15. Maar goed, haal voor mij iemand die op de citer kan spelen." Toen de man op zijn citer speelde, kwam de Geest van de Heer over Elisa.
16. Hij zei: "Dit zegt de Heer: Laat in dit dal een groot aantal greppels graven.
17. U zal geen wind voelen en geen stortregen zien, maar toch zal dit dal vollopen met water. Dan kunnen u en uw dieren drinken.
18. Maar dat is maar een kleinigheid die de Heer voor u zal doen. Want Hij zal u bovendien de overwinning over de koning van Moab geven.
19. U zal alle steden met muren, de beste steden van Moab, veroveren. U zal alle fruitbomen omhakken, alle waterbronnen dichtgooien en alle akkers bederven met stenen."
20. De volgende morgen, op de tijd dat het ochtend-offer moest worden gebracht, kwam er zoveel water uit de richting van Edom stromen, dat het dal onderliep.
21. De Moabieten hoorden dat de koningen er met hun legers aankwamen. Daarom riepen ze alle mannen op die konden strijden. Ook de oudere mannen. Ze stelden hun leger op aan de grens van hun land.

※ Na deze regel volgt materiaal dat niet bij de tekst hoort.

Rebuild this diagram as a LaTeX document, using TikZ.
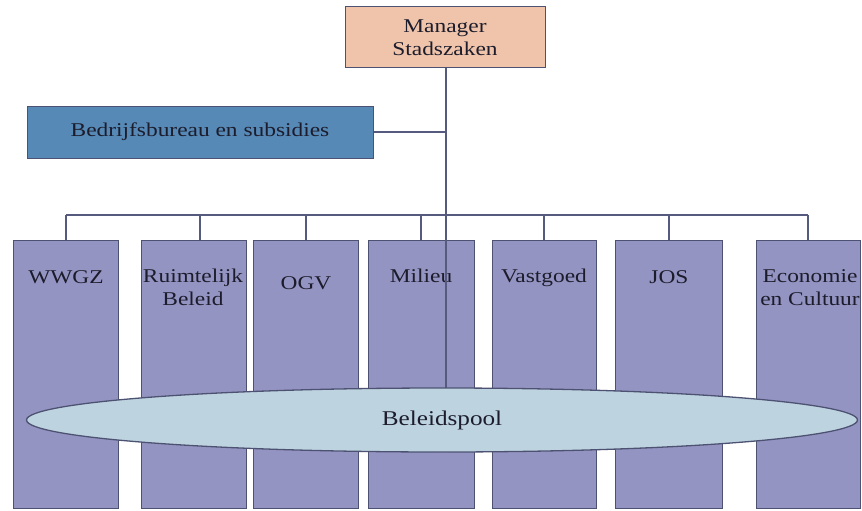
\documentclass[tikz,border=0pt]{standalone}
\usepackage{fontspec}
\setmainfont{Liberation Serif}[FakeStretch=1.2]
\usetikzlibrary{positioning, shapes.geometric}
\definecolor{zalm}{HTML}{EFC4AA}
\definecolor{staalblauw}{HTML}{5689B6}
\definecolor{lila}{HTML}{9494C3}
\definecolor{lichtblauw}{HTML}{BDD4E0}
\definecolor{lijnkleur}{HTML}{555A7E}
\definecolor{randkleur}{HTML}{4E5272}
\definecolor{inkt}{HTML}{1C1C2C}

\begin{document}
\begin{tikzpicture}[x=1pt, y=-1pt,
    lijn/.style = {draw=lijnkleur, line width=1.3pt},
    kader/.style = {draw=randkleur, line width=1pt, inner sep=0pt},
    afdeling/.style = {kader, fill=lila, minimum width=105pt, minimum height=268pt, anchor=north},
    tekst/.style = {font=\fontsize{19.5}{23}\selectfont, text=inkt, align=center, inner sep=0pt}]
    % Kader
    \useasboundingbox (0,0) rectangle (862,511);

    % Direzione
    \node[kader, fill=zalm, minimum width=200pt, minimum height=61pt, tekst] (manager) at (445,37.5) {Manager\\Stadszaken};
    \node[kader, fill=staalblauw, minimum width=346pt, minimum height=52pt, tekst] (bureau) at (200,132) {Bedrijfsbureau en subsidies};

    % Afdelingen
    \node[afdeling] (wwgz) at (66,240) {};
    \node[afdeling] (ruimte) at (194,240) {};
    \node[afdeling] (ogv) at (306,240) {};
    \node[afdeling, minimum width=106pt] (milieu) at (421,240) {};
    \node[afdeling, minimum width=104pt] (vastgoed) at (544,240) {};
    \node[afdeling, minimum width=107pt] (jos) at (669,240) {};
    \node[afdeling, minimum width=104pt] (economie) at (808,240) {};

    % Teksten
    \node[tekst, anchor=north] (t1) at (66,270) {WWGZ};
    \node[tekst, anchor=north] (t2) at (193,269) {Ruimtelijk\\Beleid};
    \node[tekst, anchor=north] (t3) at (306,276) {OGV};
    \node[tekst, anchor=north] (t4) at (421,269) {Milieu};
    \node[tekst, anchor=north] (t5) at (544,269) {Vastgoed};
    \node[tekst, anchor=north] (t6) at (669,270) {JOS};
    \node[tekst, anchor=north] (t7) at (810,269) {Economie\\en Cultuur};

    % Verbindingen
    \coordinate (bus) at (446,215);
    \coordinate (voet) at (446,420);
    \draw[lijn] (wwgz.north |- bus) -- (economie.north |- bus);
    \foreach \a in {wwgz, ogv, milieu, vastgoed, jos, economie}
        \draw[lijn] (\a.north |- bus) -- (\a.north);
    \draw[lijn] ([xshift=6pt]ruimte.north |- bus) -- ([xshift=6pt]ruimte.north);
    \draw[lijn] (bus |- manager.south) -- (voet);
    \draw[lijn] (bureau.east) -- (bureau.east -| bus);

    % Beleidspool
    \node[kader, draw=randkleur, line width=1.3pt, fill=lichtblauw, ellipse, minimum width=831pt, minimum height=64pt,
        text=inkt, font=\fontsize{21}{24}\selectfont] (pool) at (442,420) {Beleidspool};
\end{tikzpicture}
\end{document}
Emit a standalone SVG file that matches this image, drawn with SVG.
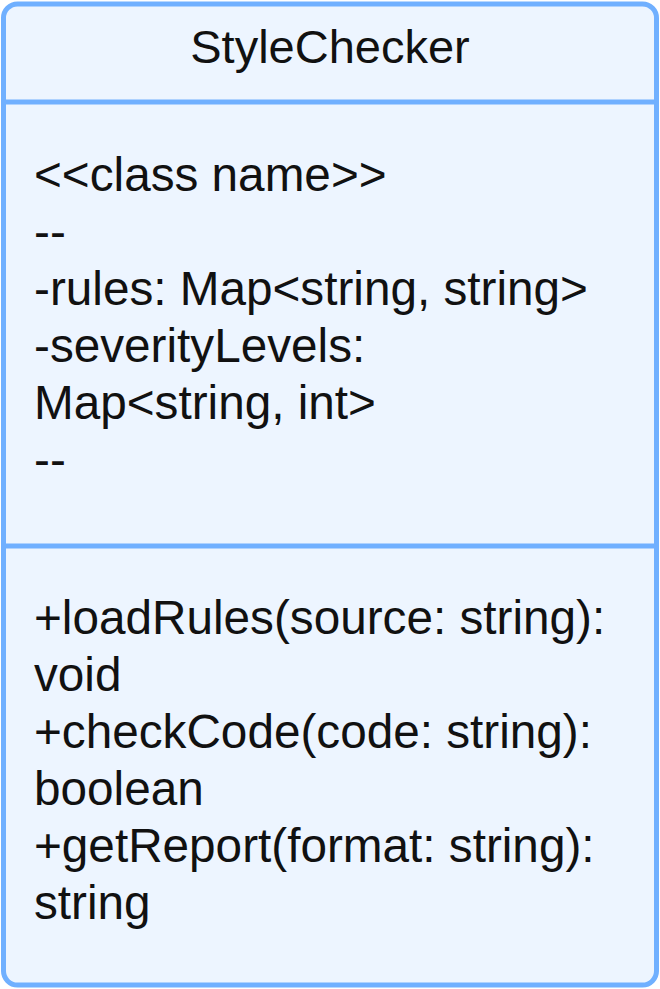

22. Toen de volgende morgen de opkomende zon op het water scheen, leek het water wel bloed.
23. De Moabieten zagen dat en zeiden: "Dat is bloed! De koningen hebben zeker ruzie gekregen en nu hebben hun legers elkaar gedood! Kom, we gaan ze beroven!"
24. Maar toen ze bij het leger van Israël aankwamen, sprongen de Israëlieten op hen af en versloegen de Moabieten. De Moabieten sloegen voor hen op de vlucht.
25. De Israëlieten verwoestten de steden, gooiden de akkers vol met stenen, gooiden alle waterbronnen dicht en hakten de fruitbomen om. Ze hadden zo veel stenen gebruikt, dat alleen de stad Kir-Hareset nog overeind stond. Toen slingeraars Kir-Hareset omsingelden en beschoten,
26. zag de koning van Moab dat hij de stad niet zou kunnen houden. Daarom probeerde hij met 700 mannen vanuit de stad een aanval te doen op het leger van de koning van Edom. Maar zijn plan mislukte.
27. Toen nam hij zijn oudste zoon, die na hem koning zou worden, en offerde hem als brand-offer op de muur. Daar waren de mannen van Israëls leger zó woedend over, dat ze wegtrokken van de stad en naar hun land teruggingen.